Many organisms have undergone dramatic range shifts in response to Quaternary climate change. Recent studies combining population genetic analyses, paleorecords, and species distribution models (SDMs) provide evidence that isolated pockets of favorable microclimates might have allowed small populations to persist in ‘cryptic refugia’ through the Last Glacial Maximum (LGM). The main objective of this study is to assess the locations of refugia for alder in the vast unglaciated areas with topographic complexity in Alaska and adjacent Canada. We obtained 570 foliar samples from 71 populations of a species complex (n=3 taxa) of Alnus, a common constituent of high-latitude vegetation. These samples were analyzed for RADSeq (restriction-site associated DNA sequencing) to assess genome-wide variation, yielding a high-spatial-resolution dataset. We use these results in conjunction with SDMs-based hindcasts of the probability of species presence during the LGM to infer the locations and dynamics of refugial populations.

Results/Conclusions

For each of the three taxa sampled in the Alnus complex, our RADseq results and paleoSDMs provide evidence for multiple LGM refugia in isolated areas nested in a complex topography. The locations of these refugia differed among these closely related taxa, highlighting individualistic ecological and evolutionary responses to climate change. Alnus viridis subsp. fruticosa persisted in northwestern and eastern refugia, whereas populations of Alnus viridis subsp. sinuata survived the LGM in southwestern and southeastern Alaska. Alnus incana subsp. tenuifolia expanded locally from a distinct southern Alaska refugium. Pollen records from several decades of palynological research suggest glacial refugia of Alnus in southern and northwestern Alaska, without differentiation among these three taxa. Our data from RADseq analysis and paleoSDMs reveal taxon-specific refugia that are far more clear and complex than the pollen records.
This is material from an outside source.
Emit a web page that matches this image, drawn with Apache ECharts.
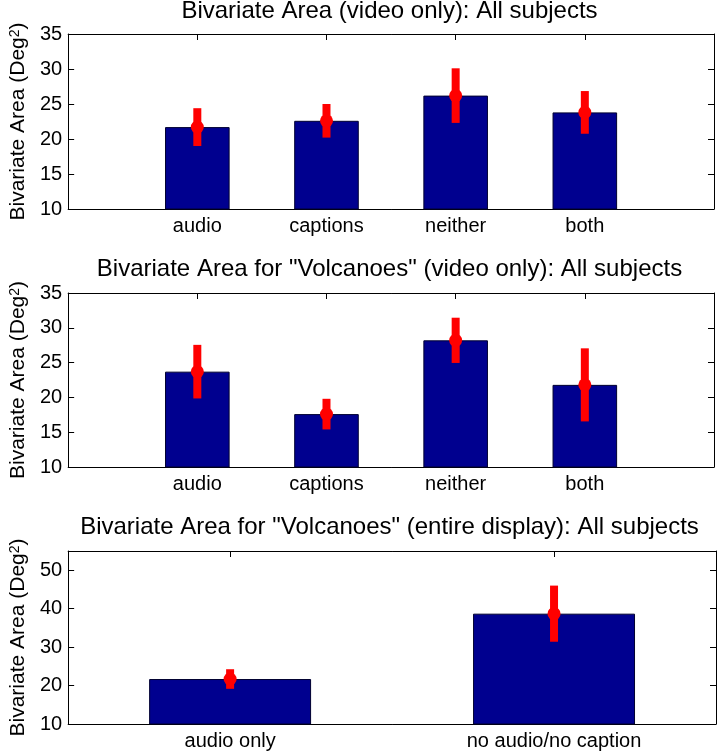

Moreover, comparing our tentative refugial locations with an Alaskan digital elevation model suggests landscape heterogeneity in unglaciated areas facilitated in situ persistence of multiple isolated populations through the LGM. Overall our results suggest that small populations of Alnus existed in a mosaic of high-latitude LGM refugia and that landscape heterogeneity played an important role in their responses to climate shifts.